Nach einer Kurzvisite Geithners bei Bundesfinanzminister Wolfgang Schäuble (CDU) auf dessen Urlaubsinsel Sylt am Montag äußerten sich beide zuversichtlich "hinsichtlich der Reformanstrengungen in den Euro-Mitgliedstaaten und des Gelingens weiterer Integrationsfortschritte". Irland und Portugal seien positive Beispiele, und auch Spanien und Italien unternähmen "beachtliche Anstrengungen". Am Abend traf Geithner auch EZB-Chef Draghi in Frankfurt am Main.

Kritik an möglichen EZB-Anleihenkäufen

Bekannt ist allerdings, dass die USA Deutschland seit Langem drängen, einer massiven Ausweitung des Anleihekaufprogramms der EZB zuzustimmen. Auch tritt US-Präsident Barack Obama für die verstärkte Integration Europas ein, was für ihn gleichbedeutend ist mit einer Haftungs- und Transferunion. Obama möchte im Herbst wieder gewählt werden. Eine Zuspitzung der Euro-Krise, die eine weltweite Rezession auslösen könnte, könnte dies vereiteln.

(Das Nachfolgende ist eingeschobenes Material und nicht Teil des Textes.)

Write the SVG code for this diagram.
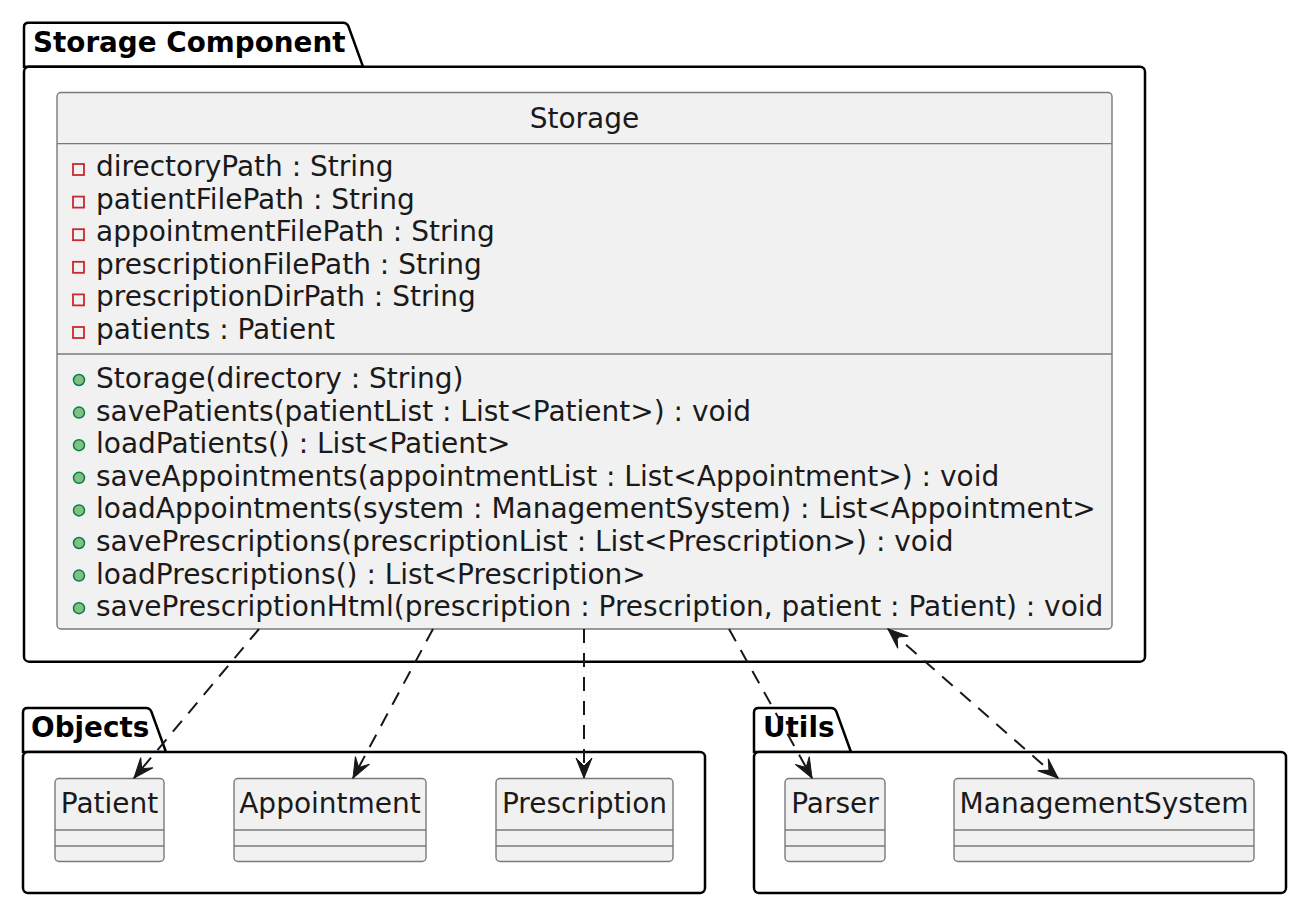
<svg xmlns="http://www.w3.org/2000/svg" width="1314" height="922" viewBox="0 0 1314 922">
<style>
.pkgshape{fill:#FFFFFF;stroke:#000000;stroke-width:2.5}
.pkgt{font-family:"DejaVu Sans",sans-serif;font-weight:bold;font-size:27.8px;fill:#000000}
.cls{fill:#F1F1F1;stroke:#7A7A7A;stroke-width:1.4}
.div{stroke:#7A7A7A;stroke-width:1.4}
.cn{font-family:"DejaVu Sans",sans-serif;font-size:28px;fill:#1A1A1A;text-anchor:middle}
.mb{font-family:"DejaVu Sans",sans-serif;font-size:28px;fill:#1A1A1A}
.priv{fill:none;stroke:#C82930;stroke-width:1.8}
.pub{fill:#84BE84;stroke:#038048;stroke-width:1.5}
.dep{fill:none;stroke:#181818;stroke-width:2;stroke-dasharray:14,10}
</style>
<defs>
<marker id="ah" viewBox="-22 -10 24 20" refX="0" refY="0" markerWidth="24" markerHeight="20" markerUnits="userSpaceOnUse" orient="auto-start-reverse">
<path d="M0,0 L-20,-8 L-12,0 L-20,8 Z" fill="#181818" stroke="#181818" stroke-width="1"/>
</marker>
</defs>

<g id="pkg-storage-component">
<path class="pkgshape" d="M24,66.7 L24,27 Q24,22.7 28.5,22.7 L343,22.7 Q347,22.7 348.5,26.5 L363,66.7 Z"/>
<rect class="pkgshape" x="24" y="66.7" width="1121" height="595" rx="5" ry="5"/>
<text class="pkgt" x="33" y="52">Storage Component</text>
</g>

<g id="pkg-objects">
<path class="pkgshape" d="M23,752 L23,712.5 Q23,708 27.5,708 L146,708 Q150,708 151.5,712 L166,752 Z"/>
<rect class="pkgshape" x="23" y="752" width="682" height="141" rx="5" ry="5"/>
<text class="pkgt" x="31" y="737">Objects</text>
</g>

<g id="pkg-utils">
<path class="pkgshape" d="M754,752 L754,712.5 Q754,708 758.5,708 L831,708 Q835,708 836.5,712 L851,752 Z"/>
<rect class="pkgshape" x="754" y="752" width="532" height="141" rx="5" ry="5"/>
<text class="pkgt" x="763" y="737">Utils</text>
</g>

<g id="node-storage">
<rect class="cls" x="57" y="92.5" width="1055" height="536.5" rx="4" ry="4"/>
<text class="cn" x="584.5" y="128">Storage</text>
<line class="div" x1="57" y1="143.6" x2="1112" y2="143.6"/>
<rect class="priv" x="73" y="164" width="11" height="11"/>
<text class="mb" x="96" y="176">directoryPath : String</text>
<rect class="priv" x="73" y="196.6" width="11" height="11"/>
<text class="mb" x="96" y="208.6">patientFilePath : String</text>
<rect class="priv" x="73" y="229.2" width="11" height="11"/>
<text class="mb" x="96" y="241.2">appointmentFilePath : String</text>
<rect class="priv" x="73" y="261.8" width="11" height="11"/>
<text class="mb" x="96" y="273.8">prescriptionFilePath : String</text>
<rect class="priv" x="73" y="294.4" width="11" height="11"/>
<text class="mb" x="96" y="306.4">prescriptionDirPath : String</text>
<rect class="priv" x="73" y="327" width="11" height="11"/>
<text class="mb" x="96" y="339">patients : Patient</text>
<line class="div" x1="57" y1="354" x2="1112" y2="354"/>
<circle class="pub" cx="79" cy="380" r="5.5"/>
<text class="mb" x="96" y="388">Storage(directory : String)</text>
<circle class="pub" cx="79" cy="412.6" r="5.5"/>
<text class="mb" x="96" y="420.6">savePatients(patientList : List&lt;Patient&gt;) : void</text>
<circle class="pub" cx="79" cy="445.2" r="5.5"/>
<text class="mb" x="96" y="453.2">loadPatients() : List&lt;Patient&gt;</text>
<circle class="pub" cx="79" cy="477.8" r="5.5"/>
<text class="mb" x="96" y="485.8">saveAppointments(appointmentList : List&lt;Appointment&gt;) : void</text>
<circle class="pub" cx="79" cy="510.4" r="5.5"/>
<text class="mb" x="96" y="518.4">loadAppointments(system : ManagementSystem) : List&lt;Appointment&gt;</text>
<circle class="pub" cx="79" cy="543" r="5.5"/>
<text class="mb" x="96" y="551">savePrescriptions(prescriptionList : List&lt;Prescription&gt;) : void</text>
<circle class="pub" cx="79" cy="575.6" r="5.5"/>
<text class="mb" x="96" y="583.6">loadPrescriptions() : List&lt;Prescription&gt;</text>
<circle class="pub" cx="79" cy="608.2" r="5.5"/>
<text class="mb" x="96" y="616.2">savePrescriptionHtml(prescription : Prescription, patient : Patient) : void</text>
</g>

<g id="node-patient">
<rect class="cls" x="55" y="778.5" width="109" height="83" rx="4" ry="4"/>
<text class="cn" x="109.5" y="813">Patient</text>
<line class="div" x1="55" y1="830" x2="164" y2="830"/>
<line class="div" x1="55" y1="846" x2="164" y2="846"/>
</g>

<g id="node-appointment">
<rect class="cls" x="234" y="778.5" width="192" height="83" rx="4" ry="4"/>
<text class="cn" x="330" y="813">Appointment</text>
<line class="div" x1="234" y1="830" x2="426" y2="830"/>
<line class="div" x1="234" y1="846" x2="426" y2="846"/>
</g>

<g id="node-prescription">
<rect class="cls" x="496" y="778.5" width="177" height="83" rx="4" ry="4"/>
<text class="cn" x="584.5" y="813">Prescription</text>
<line class="div" x1="496" y1="830" x2="673" y2="830"/>
<line class="div" x1="496" y1="846" x2="673" y2="846"/>
</g>

<g id="node-parser">
<rect class="cls" x="785" y="778.5" width="100" height="83" rx="4" ry="4"/>
<text class="cn" x="835" y="813">Parser</text>
<line class="div" x1="785" y1="830" x2="885" y2="830"/>
<line class="div" x1="785" y1="846" x2="885" y2="846"/>
</g>

<g id="node-managementsystem">
<rect class="cls" x="954" y="778.5" width="300" height="83" rx="4" ry="4"/>
<text class="cn" x="1104" y="813">ManagementSystem</text>
<line class="div" x1="954" y1="830" x2="1254" y2="830"/>
<line class="div" x1="954" y1="846" x2="1254" y2="846"/>
</g>

<g id="connectors">
<line class="dep" x1="259" y1="629" x2="134" y2="778" marker-end="url(#ah)"/>
<line class="dep" x1="433" y1="629" x2="353" y2="778" marker-end="url(#ah)"/>
<line class="dep" x1="584" y1="629" x2="584" y2="778" marker-end="url(#ah)"/>
<line class="dep" x1="729" y1="629" x2="812" y2="778" marker-end="url(#ah)"/>
<line class="dep" x1="888" y1="629" x2="1058" y2="778" marker-start="url(#ah)" marker-end="url(#ah)"/>
</g>
</svg>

Politiker von CDU und CSU übten scharfe Kritik an Juncker und Draghi. "Ich beobachte mit Sorge, dass sich Jean-Claude Juncker auf die Seite von EZB-Chef Mario Draghi schlägt und offenbar neue Anleihekäufe der EZB unterstützt", sagte der Chef-Haushälter der Unionsfraktion, Norbert Barthle. Es sei "nicht Kernaufgabe der EZB, Staaten zu stützen", so Barthle. "Anleihekäufe der EZB bedeuten eine weitere Vergemeinschaftung von Schulden, ohne dass diese an Bedingungen geknüpft werden könnte", kritisierte der CDU-Innenpolitiker Wolfgang Bosbach.

Besonders hart ging die CSU mit Juncker ins Gericht, weil dieser Bundeswirtschaftsminister Philipp Rösler (FDP) und Bayerns Finanzminister Markus Söder (CSU) eine Mitverantwortung für die Zuspitzung der Krise gegeben hatte. Juncker sei an Unverfrorenheit nicht zu überbieten, wetterte CSU-Generalsekretär Alexander Dobrindt.